L'ancien président Omar el-Béchir a été inculpé neuf ans auparavant de crimes de guerre, notamment de génocide.

M. Lacroix a déclaré que le Conseil militaire de transition au Soudan, qui a dirigé la violente répression contre les manifestations "au début de ce mois en faveur de la démocratie dans la capitale, avait décrété le 13 mai que la MINUAD "devait remettre tous les camps "aux forces de soutien rapide , ce qui est contraire aux règles et procédures de l'ONU".

"Compte tenu de ces développements, nous n'avons pas eu d'autre choix que de suspendre le transfert des sites de la MINUAD aux autorités soudanaises jusqu'à l'annulation du décret TMC", a-t-il déclaré aux membres.
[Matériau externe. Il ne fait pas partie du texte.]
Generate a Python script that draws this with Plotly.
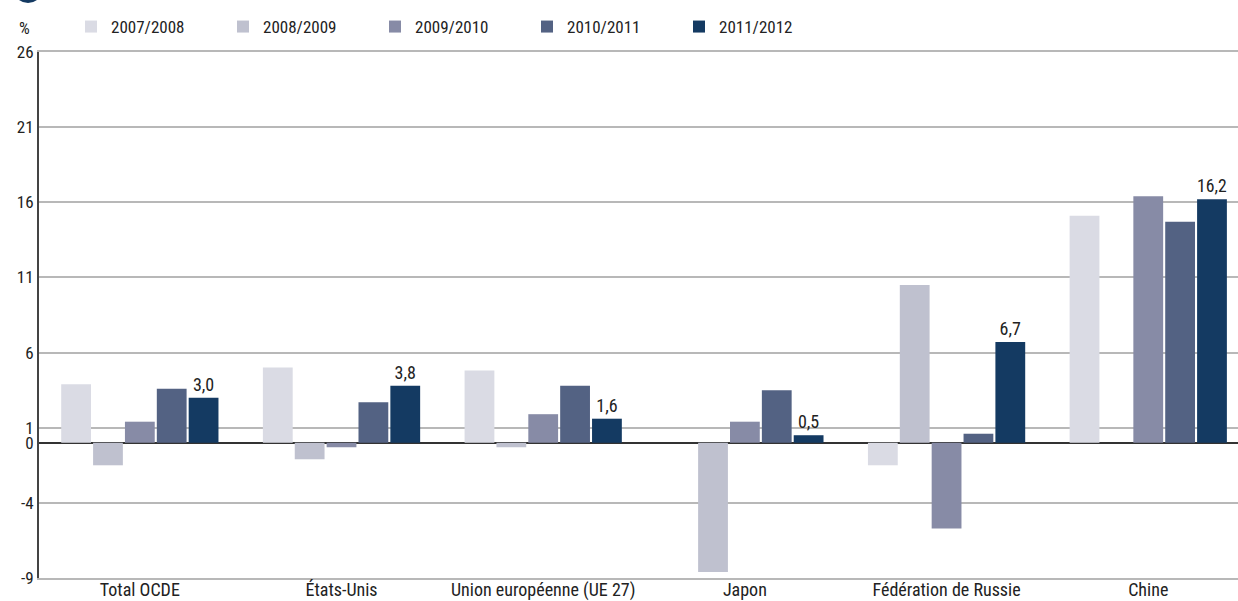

M. Lacroix a indiqué que les patrons de la mission faisaient de leur mieux pour maintenir des contacts normaux avec les autorités, mais qu'au Darfour même, "le processus politique est dans une impasse".

Une crise humanitaire prolongée signifie que 1,5 million de personnes continuent de vivre dans des camps, et les défis combinés impliquent la nécessité d'une ''approche globale allant au-delà du maintien de la paix'', a-t-il ajouté.

Il a souligné que le conventionnel maintien de la paix "ne constituait plus l'outil le plus approprié", exigeant de la MINUAD qu'elle "revoie de manière plus appropriée sa position".

Il a ajouté que le dernier rapport de l'ONU et de l'UA sur la mission et son mandat avait souligné le retrait progressif de la MINUAD en 2020, "reflétant les réalités actuelles", sous réserve d'un examen en novembre.

"Nous appelons les membres du Conseil de sécurité à examiner attentivement les options pour la réduction et la suppression de la MINUAD", a-t-il conclu.

Le Secrétaire général-adjoint des Nations unies chargé des droits de l'homme, Andrew Gilmour, a déclaré à ses membres que, même si la violence entre milices a diminué, la situation des droits de l'homme s'est globalement aggravée, "avec de plus en plus de meurtres, d'enlèvements, de violence sexuelle, entre autres violations".

Les ''répercussions'' des meurtres et des abus sont bien réelles à Khartoum, a-t-il déclaré, soulignant que 47 personnes ont été tuées et 186 blessées dans diverses régions du Darfour au cours des trois derniers mois de soulèvement au niveau national.

Au cours des deux derniers mois, 163 civils ont été arrêtés et détenus pour des manifestations au Darfour, et la section des droits de l'homme de la MINUAD "a été informée du harcèlement accru de civils et du pillage de maisons et de bétail par les forces de soutien rapide", a indiqué M. Gilmour.

"Nous pensons que de nombreux cas au Darfour sont inconnus et non déclarés en raison du manque d'accès à certaines parties de la région", a-t-il souligné.

"Dans un contexte de violence et d'incertitude, défendre les priorités de la protection des civils et des droits de l'homme dans le mandat de la MINUAD revêt une importance primordiale," a-t-il estimé.

Une présence civile renforcée dans la mission "aura un impact positif sur la protection des civils", a-t-il affirmé, et il était essentiel de maintenir intacte la "collaboration positive" avec les institutions nationales de défense des droits de l’homme.

L'agence de coordination de l'aide humanitaire des Nations unies, OCHA, a déclaré vendredi lors d'un point de presse destiné aux journalistes à Genève que les besoins resteraient au niveau de la crise au Darfour.

"La crise humanitaire perdure dans la région du Darfour qui est touchée par ce qui se passe", a déclaré le porte-parole, Jens Laerke.

Les violentes attaques inter-communautaires, les inondations dévastatrices ainsi qu'une campagne de désobéissance civile et la perturbation des services d’Internet et des réseaux téléphoniques ont tous entravé les opérations dans la vaste région occidentale, a indiqué le porte-parole de l'OCHA.

Il a annoncé mardi qu'une mission de la MINUAD s'était rendue à Deleij, dans le centre du Darfour, à la suite d'informations faisant état ''d'affrontements entre tribus''.

La MINUAD "a confirmé que 17 personnes ont été tuées, 15 blessées et plus de 100 maisons brûlées", a expliqué M. Laerke, à la suite d'informations selon lesquelles, les affrontements auraient impliqué des affrontements entre nomades et résidents, contrariés par la hausse des prix sur le marché local.